NEW PORT RICHEY — After another round of trimming, the New Port Richey City Council moved Tuesday night to balance the budget the only other way: by raising taxes.
The council voted unanimously to raise the property tax rate 22 percent, from $6.63 for each $1,000 of value to $8.1. Residents will receive official notification in the mail.
The council had initially considered raising the rate as high as $8.18, which made some council members balk two weeks ago. So the staff trimmed another $101,000 from the $17-million general fund.
Those cuts included $40,000 for the Hacienda hotel redevelopment and a $25,000 grant for Richey Suncoast Theatre. The city will also refinance and delay some debt and eliminate advertisements for its parks and library in the St. Petersburg Times. The proposed budget already included the loss of six positions.

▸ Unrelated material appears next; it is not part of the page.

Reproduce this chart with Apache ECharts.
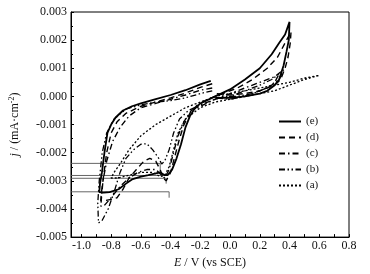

"I don't believe as a city we can go any lower without seriously affecting the delivery of city services," interim city manager Jeff Sutton said Wednesday.
The two council members who were hesitant about the tax hike two weeks ago, Ginny Miller and Judy DeBella Thomas, said they voted for it Tuesday because they had to certify a property tax rate by the end of the month but could try to make further adjustments later. At least four of the five council members had to vote yes for the rate to be approved.
"I could have voted no, but I didn't," Miller said Wednesday. "There's something about standing together in order to get consensus."
The approved rate is a maximum, and the council can reduce it as the budget process progresses.
"In light of how much revenue we've lost, it was better to leave some cushion and lower it if we can," Mayor Scott McPherson said Wednesday.
As the council presses forward, they do so without veteran city manager Tom O'Neill, who said in a letter Monday that he won't return from his retirement.
The council had certainly wanted him to. And members were concerned that it looked too much like they were just holding the job open for him.
O'Neill, who worked for the city for 35 years, had to retire in May because he had enrolled five years ago in the state retirement program when he was public works director. A controversial loophole in state law would have allowed him to return after 30 days, collecting both a salary and a monthly pension — a process known as double-dipping.
But in those 30 days, O'Neill, 55, found he rather liked his retirement.
"What's not to like?" he said in a phone interview Wednesday.
In his letter to the council, he said he was enjoying catching up on chores and spending time with his grandchildren.
He did say he would be willing to serve temporarily during the search for a new permanent city manager and would be available as a consultant on an hourly basis.
While O'Neill and Sutton negotiate O'Neill's re-employment (albeit temporary), the council will solicit applicants to replace him.
Asked what she was looking for in the next city manager, Miller said, "Tom O'Neill."